É a presença da mata que, entre outras coisas, favorece a absorção da água da chuva nos lençóis subterrâneos e impede o assoreamento dos rios. Sem ela, o gado pode pisotear a terra em torno de minas d'água, impedindo que elas voltem a se encher após um período de seca.

Foi para evitar que isso ocorra - e a quantidade e a qualidade da água que passa pela cidade mineira acabe prejudicada - que a prefeitura decidiu pagar para preservar. Em uma das primeiras iniciativas brasileiras de pagamento por serviços ambientais, agricultores estão, desde o começo do ano passado, recebendo uma verba do município por protegerem as nascentes e cursos d'água existentes em suas propriedades.

A lei prevê que proprietários rurais que queiram participar do projeto abram mão de ter alguma atividade agrícola nos trechos de suas terras onde haja alguma fonte hídrica para que elas possam ser preservadas ou recuperadas. Em compensação, eles recebem R$ 159 por hectare da sua propriedade por ano, valor dividido em parcelas mensais. Como o valor total está vinculado ao tamanho da terra, alguns chegam a receber mais de R$ 1 mil por mês.

"Se o dono da terra fosse arrendar a área que está sendo cercada para alguém colocar pasto, ele receberia em torno de R$ 120 por hectare ao ano. É menos do que pagamos", afirma o biólogo Paulo Henrique Pereira, diretor do Departamento de Meio Ambiente de Extrema.

CERCAR, PLANTAR E SANEAR

O projeto, apelidado de Conservador das Águas, está, na prática, pagando para que a lei ambiental seja cumprida. O Código Florestal estabelece que nascentes, mananciais e matas ciliares são áreas de proteção permanente (APP), ou seja, onde a vegetação original não pode ser removida. E, se fosse, teria de ser recuperada.

"A verdade é que só o modelo clássico de comando e controle para fazer cumprir a lei não tem trazido resultados", explica Pereira. "Na nossa realidade vimos que o agricultor sozinho não faria isso. Ele não tem renda para investir em conservação, então decidimos fazer isso e pagar para aqueles que acabam agindo como verdadeiros guardiães da água", afirma.

Por enquanto, o programa está sendo implementado somente na Bacia das Posses, mas a expectativa é que alcance, ao longo dos próximos anos, todas as sub-bacias do município. Posses é a mais degradada - ao longo dos anos teve quase toda a sua cobertura vegetal substituída por pastagens.
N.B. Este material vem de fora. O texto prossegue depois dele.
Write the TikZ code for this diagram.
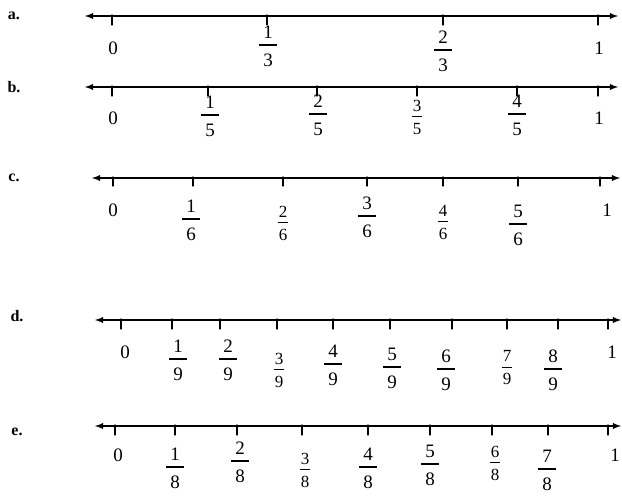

Desde o começado dos trabalhos, em março de 2007, as APPs já foram cercadas e se iniciou o plantio de árvores nativas e a recuperação da mata ciliar. A segunda etapa do trabalho, também já em andamento, é a de conservação do solo, que prevê, por exemplo, a criação das chamadas barraginhas, uma espécie de minipiscina nos morros para evitar a erosão com a descida da chuva. A última etapa será de saneamento ambiental, com a construção de fossas sépticas e coleta de lixo. "O plano é fazer a adequação ambiental das propriedades rurais do município", comenta Pereira.

Até o momento, já foram cercados 200 hectares em 40 propriedades, cerca de 17% da área da Bacia das Posses. Mais 50 ha ainda devem ser incluídos na região. Só nessa bacia a prefeitura deve investir R$ 1,2 milhão.

Como o projeto tem pouco mais de um ano, ainda não foi feito nenhum balanço sobre as eventuais melhorias que ele possa ter promovido, mas os moradores envolvidos dizem já notar algumas diferenças. Teresinha de Moraes Oliveira, proprietária, com o marido Benedito de Oliveira, de um dos terrenos já cercados, conta que percebeu o aumento do volume de água em uma das minas de sua terra, que tinha fluxo esporádico, alternando cheia e seca.

"Depois da última seca, ela parecia que não ia mais ter água, mas, um mês depois de ser cercada, eu vi que tinha voltado", diz. Os dois lembram que há 50 anos, antes do avanço da pecuária sobre a mata, a água era muito mais abundante. "Dava até para pescar bagre, hoje só aparece sapo no brejo e mais nada", afirma Benedito.

O projeto de Extrema é uma parceria com a Agência Nacional de Águas (ANA) e a ONG The Nature Conservancy. É da ANA a idéia original de pagamento. Seu programa, proposto em 2002, é o Produtor de Águas, que prevê um incentivo financeiro para quem conserva o solo. "É mais barato pagar por isso antes do que ter de investir em captação e tratamento da água depois", afirma Oscar de Moraes Cordeiro Netto, diretor da ANA.